I am studying from Jacobson's Basic Algebra II (2nd edition), and I am stuck on Exercise 6 of $\S$3.5 (page 122):
Exercise 3.5.6. Suppose $\{ M_\alpha \}$ is a set of irreducible modules. Is $\prod M_\alpha$ completely reducible?
If $\{ M_\alpha \}$ is a finite collection of irreducible modules, then $\prod M_\alpha = \bigoplus M_\alpha$, so it is completely reducible.

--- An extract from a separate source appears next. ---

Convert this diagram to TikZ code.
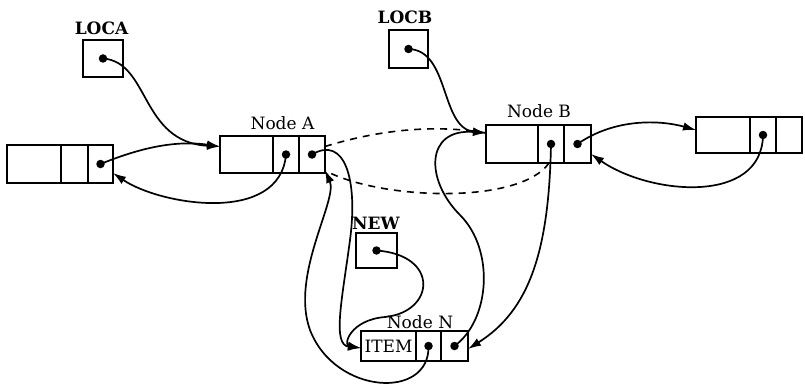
\documentclass[tikz,border=0pt]{standalone}
\usepackage{fontspec}
\setmainfont{DejaVu Serif}
\usetikzlibrary{arrows.meta, positioning}

\begin{document}
\begin{tikzpicture}[x=1pt, y=-1pt,
    cell/.style={draw, line width=1.6pt, inner sep=0pt, outer sep=0pt},
    ptrdot/.style={circle, fill, inner sep=0pt, minimum size=8.5pt},
    ptr/.style={line width=1.7pt, -{Latex[length=13pt, width=8.5pt]}},
    oldlink/.style={line width=1.6pt, dash pattern=on 7pt off 6pt},
    tag/.style={inner sep=0pt, font=\fontsize{17}{20}\selectfont},
    vartag/.style={inner sep=0pt, font=\fontsize{17}{20}\selectfont\bfseries}]
  \useasboundingbox (0,0) rectangle (805,385);
  % Left neighbour
  \node[cell, minimum width=54pt, minimum height=38pt] (L1) at (34,164) {};
  \node[cell, minimum width=27pt, minimum height=38pt, right=0pt of L1] (L2) {};
  \node[cell, minimum width=25pt, minimum height=38pt, right=0pt of L2] (L3) {};
  % Node A
  \node[cell, minimum width=53pt, minimum height=37pt] (A1) at (246.5,154.5) {};
  \node[cell, minimum width=26pt, minimum height=37pt, right=0pt of A1] (A2) {};
  \node[cell, minimum width=26pt, minimum height=37pt, right=0pt of A2] (A3) {};
  % Node B
  \node[cell, minimum width=52pt, minimum height=38pt] (B1) at (512,144) {};
  \node[cell, minimum width=26pt, minimum height=38pt, right=0pt of B1] (B2) {};
  \node[cell, minimum width=27pt, minimum height=38pt, right=0pt of B2] (B3) {};
  % Right neighbour
  \node[cell, minimum width=54pt, minimum height=36pt] (R1) at (723,135) {};
  \node[cell, minimum width=26pt, minimum height=36pt, right=0pt of R1] (R2) {};
  \node[cell, minimum width=26pt, minimum height=36pt, right=0pt of R2] (R3) {};
  % Node N
  \node[cell, tag, minimum width=55pt, minimum height=30pt] (N1) at (388.5,346) {ITEM};
  \node[cell, minimum width=25pt, minimum height=30pt, right=0pt of N1] (N2) {};
  \node[cell, minimum width=27pt, minimum height=30pt, right=0pt of N2] (N3) {};
  % Pointer variables
  \node[cell, minimum width=40pt, minimum height=37pt] (locA) at (103,58.5) {};
  \node[cell, minimum width=39pt, minimum height=38pt] (locB) at (408.5,49) {};
  \node[cell, minimum width=41pt, minimum height=35pt] (new) at (376.5,250.5) {};
  % Labels
  \node[vartag] (tLocA) at (101.5,28) {LOCA};
  \node[vartag] (tLocB) at (405,17) {LOCB};
  \node[vartag] (tNew) at (376,223) {NEW};
  \node[tag] (tA) at (282.5,123) {Node A};
  \node[tag] (tB) at (539,111) {Node B};
  \node[tag] (tN) at (420,322) {Node N};
  % Dots
  \node[ptrdot] (dL3) at (L3) {};
  \node[ptrdot] (dA2) at (A2) {};
  \node[ptrdot] (dA3) at (A3) {};
  \node[ptrdot] (dB2) at (B2) {};
  \node[ptrdot] (dB3) at (B3) {};
  \node[ptrdot] (dR2) at (R2) {};
  \node[ptrdot] (dN2) at (N2) {};
  \node[ptrdot] (dN3) at (N3) {};
  \node[ptrdot] (dLocA) at (locA) {};
  \node[ptrdot] (dLocB) at (locB) {};
  \node[ptrdot] (dNew) at (new) {};
  % Old links
  \draw[oldlink] ([yshift=8pt]A3.east) .. controls (385,128) and (440,125) .. ([yshift=11pt]B1.west);
  \draw[oldlink] ([xshift=-2pt]B2.south) .. controls (520,205) and (380,200) .. ([yshift=-16pt]A3.east);
  % Links around A
  \draw[ptr] (dLocA.center) .. controls (150,62) and (140,142) .. ([yshift=8pt]A1.west);
  \draw[ptr] (dL3.center) .. controls (140,148) and (175,140) .. ([yshift=8pt]A1.west);
  \draw[ptr] (dA2.center) .. controls (280,225) and (160,205) .. ([yshift=-9pt]L3.east);
  % Links around B
  \draw[ptr] (dLocB.center) .. controls (450,50) and (440,128) .. ([yshift=11pt]B1.west);
  \draw[ptr] (dB3.center) .. controls (615,118) and (660,120) .. ([yshift=5pt]R1.west);
  \draw[ptr] (dR2.center) .. controls (762,205) and (650,195) .. ([yshift=-10pt]B3.east);
  % Links to and from N
  \draw[ptr] (dA3.center) .. controls (345,135) and (358,180) .. (350,240)
    .. controls (342,300) and (332,345) .. ([yshift=-2pt]N1.west);
  \draw[ptr] (dNew.center) .. controls (440,255) and (435,312) .. (385,317)
    .. controls (350,320) and (343,345) .. ([yshift=-2pt]N1.west);
  \draw[ptr] (dN2.center) .. controls (430,400) and (335,395) .. (310,330)
    .. controls (290,275) and (338,200) .. ([yshift=3pt]A3.south east);
  \draw[ptr] (dN3.center) .. controls (490,320) and (495,250) .. (460,215)
    .. controls (425,180) and (425,128) .. ([yshift=11pt]B1.west);
  \draw[ptr] (dB2.center) .. controls (549,250) and (530,310) .. ([yshift=-3pt]N3.east);
\end{tikzpicture}
\end{document}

On the other hand, if $\{ M_\alpha \}$ is an infinite collection of irreducible modules, then I guess that $\prod M_\alpha$ is not completely reducible, since $\bigoplus M_\alpha \subsetneq \prod M_\alpha$. However, I am not able to give a clear argument for why $\prod M_\alpha$ is not completely reducible.

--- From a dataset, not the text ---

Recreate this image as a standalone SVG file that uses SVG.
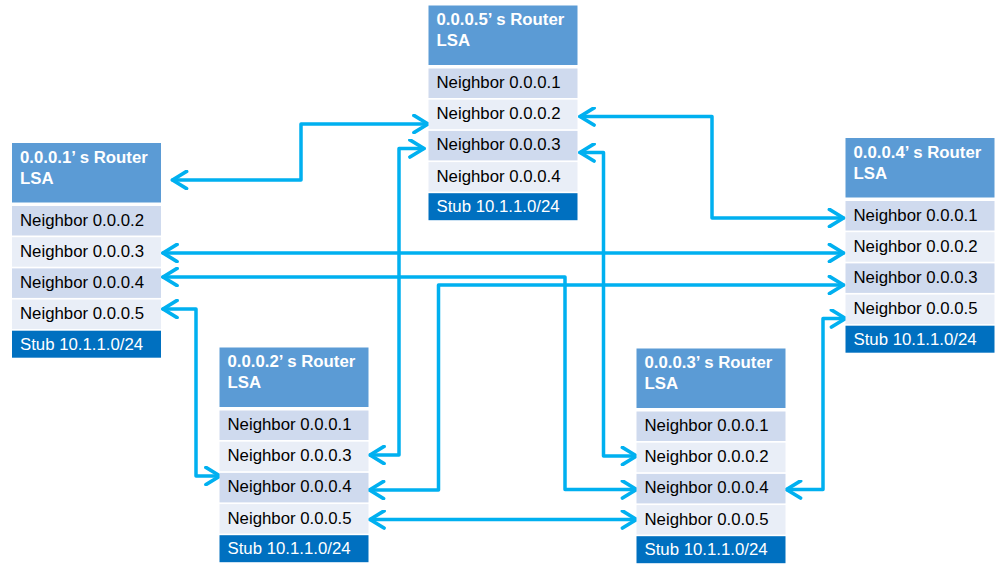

Jacobson has earlier proved the following characterisation of completely reducible modules (on page 121):
Theorem 3.10. The following conditions in a module $M$ are equivalent:
$M = \sum M_\alpha$, where the $M_\alpha$ are irreducible.

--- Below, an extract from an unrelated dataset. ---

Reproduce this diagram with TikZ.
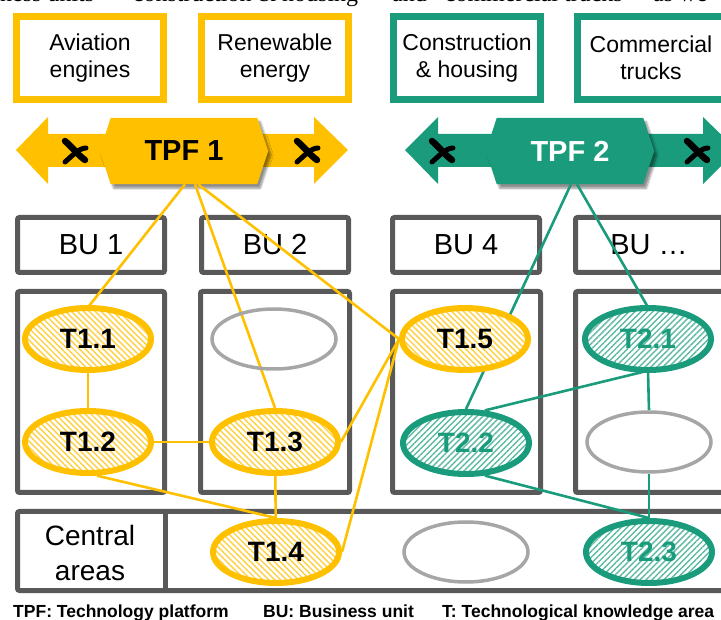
\documentclass[tikz,border=0pt]{standalone}
\usepackage{fontspec}
\setmainfont{Liberation Sans}
\newfontfamily\runningserif{Liberation Serif}
\usetikzlibrary{shapes.geometric,patterns.meta,shadows.blur,calc}

\definecolor{tyellow}{RGB}{255,192,0}
\definecolor{tgreen}{RGB}{26,156,124}
\definecolor{bugray}{RGB}{89,89,89}
\definecolor{emptygray}{RGB}{166,166,166}

\pgfdeclarelayer{front}
\pgfsetlayers{main,front}

\tikzset{
  fieldbox/.style={draw=#1, line width=7pt, fill=white, minimum width=147pt,
    minimum height=83pt, inner sep=0pt, align=center,
    font=\fontsize{23}{27}\selectfont},
  tpflabel/.style={minimum width=146pt, minimum height=66pt, inner sep=0pt,
    font=\bfseries\fontsize{29}{29}\selectfont},
  hexa/.style={fill=#1, blur shadow={shadow xshift=3pt, shadow yshift=-4pt,
    shadow blur steps=6, shadow opacity=45}},
  cutmark/.pic={
    \draw[black, line width=6.5pt, line cap=round]
      (-10,-10) .. controls (-3,-4) and (3,4) .. (10,9);
    \draw[black, line width=5pt, line cap=round]
      (-10,11) .. controls (-3,5) and (4,-3) .. (11,-3);
  },
  bubox/.style={draw=bugray, line width=5pt, rounded corners=2pt, fill=white,
    minimum width=147pt, minimum height=55pt, inner sep=0pt,
    font=\fontsize{29}{29}\selectfont},
  frame/.style={draw=bugray, line width=5pt, rounded corners=2pt},
  tkarea/.style={ellipse, minimum width=126pt, minimum height=62pt, inner sep=0pt,
    line width=6pt, font=\bfseries\fontsize{28}{28}\selectfont},
  tkone/.style={tkarea, draw=tyellow, preaction={fill=white},
    pattern={Lines[angle=-45, distance=4.2pt, line width=1.4pt]},
    pattern color=tyellow!75},
  tktwo/.style={tkarea, draw=tgreen, text=tgreen, preaction={fill=white},
    pattern={Lines[angle=45, distance=4.2pt, line width=1.4pt]},
    pattern color=tgreen!70},
  tkempty/.style={ellipse, minimum width=124pt, minimum height=60pt,
    inner sep=0pt, line width=3.5pt, draw=emptygray},
  linkone/.style={draw=tyellow, line width=2.6pt},
  linktwo/.style={draw=tgreen, line width=2.6pt},
  legend/.style={anchor=base west, inner sep=0pt,
    font=\bfseries\fontsize{17.5}{17.5}\selectfont},
  prose/.style={anchor=base west, inner sep=0pt,
    font=\runningserif\fontsize{24}{24}\selectfont},
}

\begin{document}
\begin{tikzpicture}[x=1pt,y=-1pt]
\useasboundingbox (0,0) rectangle (721,620);
\clip (0,0) rectangle (721,620);

% running text of the page, cut at the top edge
\node[prose] (p1) at (0,1.5) {ness units};
\node[prose] (p2) at (122,1.5) {“construction \& housing”};
\node[prose] (p3) at (392,1.5) {and};
\node[prose] (p4) at (434,1.5) {“commercial trucks”};
\node[prose] (p5) at (653,1.5) {as we};

% fields of business
\node[fieldbox=tyellow] (av) at (90,58) {Aviation\\engines};
\node[fieldbox=tyellow] (re) at (275,58) {Renewable\\energy};
\node[fieldbox=tgreen]  (co) at (467,58) {Construction\\\& housing};
\node[fieldbox=tgreen]  (tr) at (651,58) {Commercial\\trucks};

% technology platform 1
\fill[tyellow] (16,150) -- (48,117) -- (48,134) -- (314,134) -- (314,117)
  -- (348,150) -- (314,184) -- (314,167) -- (48,167) -- (48,184) -- cycle;
\node[tpflabel] (tpf1) at (184,151) {};
\path[hexa=tyellow] (tpf1.north west) -- (tpf1.north east)
  -- ($(tpf1.east)+(11,0)$) -- (tpf1.south east) -- (tpf1.south west)
  -- ($(tpf1.west)+(-11,0)$) -- cycle;
\node[tpflabel] at (tpf1) {TPF 1};
\pic at (75,151) {cutmark};
\pic at (307,151) {cutmark};

% technology platform 2
\fill[tgreen] (405,150) -- (438,117) -- (438,134) -- (703,134) -- (703,117)
  -- (737,150) -- (703,184) -- (703,167) -- (438,167) -- (438,184) -- cycle;
\node[tpflabel] (tpf2) at (570,151) {};
\path[hexa=tgreen] (tpf2.north west) -- (tpf2.north east)
  -- ($(tpf2.east)+(11,0)$) -- (tpf2.south east) -- (tpf2.south west)
  -- ($(tpf2.west)+(-11,0)$) -- cycle;
\node[tpflabel, text=white] at (tpf2) {TPF 2};
\pic at (442,151) {cutmark};
\pic at (697,151) {cutmark};

% business units
\node[bubox] (bu1) at (91,245) {BU 1};
\node[bubox] (bu2) at (275,245) {BU 2};
\node[bubox] (bu4) at (466,245) {BU 4};
\node[bubox] (bux) at (649,245) {BU …};

\draw[frame] (17.5,291.5) rectangle (164.5,492.5);
\draw[frame] (200.5,291.5) rectangle (349.5,492.5);
\draw[frame] (392.5,291.5) rectangle (540.5,492.5);
\draw[frame] (575.5,291.5) rectangle (740,492.5);

% central areas
\draw[frame] (17.5,511.5) rectangle (740,590.5);
\draw[bugray, line width=5pt] (165,511.5) -- (165,590.5);
\node[align=center, inner sep=0pt, font=\fontsize{28}{35}\selectfont]
  (central) at (90,553) {Central\\areas};

% knowledge areas, kept above the links
\begin{pgfonlayer}{front}
\node[tkone] (t11) at (88,339) {T1.1};
\node[tkempty] (e21) at (274,339) {};
\node[tkone] (t15) at (465,339) {T1.5};
\node[tktwo] (t21) at (648,339) {T2.1};
\node[tkone] (t12) at (88,442) {T1.2};
\node[tkone] (t13) at (275,442) {T1.3};
\node[tktwo] (t22) at (466,443) {T2.2};
\node[tkempty] (e22) at (649,442) {};
\node[tkone] (t14) at (276,552) {T1.4};
\node[tkempty] (e31) at (466,552) {};
\node[tktwo] (t23) at (649,552) {T2.3};
\end{pgfonlayer}

% links of platform 1
\draw[linkone] ($(tpf1.south)+(1,0)$) -- (t11.north);
\draw[linkone] ($(tpf1.south)+(11,0)$) -- (t13.north);
\draw[linkone] ($(tpf1.south)+(14,0)$) -- (t15.west);
\draw[linkone] (t11) -- (t12);
\draw[linkone] (t12) -- (t13);
\draw[linkone] (t12.-75) -- (t14.north);
\draw[linkone] (t13) -- (t14);
\draw[linkone] (t13.east) -- (t15.west);
\draw[linkone] (t14.east) -- (t15.west);

% links of platform 2
\draw[linktwo] ($(tpf2.south)+(1,0)$) -- (t22.north);
\draw[linktwo] ($(tpf2.south)+(7,0)$) -- (t21.north);
\draw[linktwo] (t21.south) -- (t22.60);
\draw[linktwo] (t21.south) -- (e22.north);
\draw[linktwo] (e22.south) -- (t23.north);
\draw[linktwo] (t22.-60) -- (t23.north);

% legend
\node[legend] (lg1) at (13,617.5) {TPF: Technology platform};
\node[legend] (lg2) at (263,617.5) {BU: Business unit};
\node[legend] (lg3) at (442,617.5) {T: Technological knowledge area};
\end{tikzpicture}
\end{document}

$M$ is completely reducible.
The lattice $L(M)$ of submodules of $M$ is complemented, that is, for every submodule $N$ of $M$ there exists a submodule $N'$ of $M$ such that $M = N \oplus N'$.
Perhaps one can show that for $N = \bigoplus M_\alpha$ there does not exist any submodule $N'$ of $\prod M_\alpha$ such that $N \oplus N' = M$, so that $(3)$ fails to hold? But, I'm not sure how to go about this.
Any help is appreciated.
Over the ring $\mathbb{Z}$, consider the product $\prod_p\mathbb{Z}/(p)$ where $p$ ranges over all the primes. Then each $\mathbb{Z}/(p)$ is irreducible, but the product is not completely reducible since a completely reducible $\mathbb{Z}$-module is torsion but the element of the product which is $1$ on all coordinates is not torsion.
Note, though, that an infinite product of irreducible modules may be completely reducible. For instance, over a field, every module is completely reducible.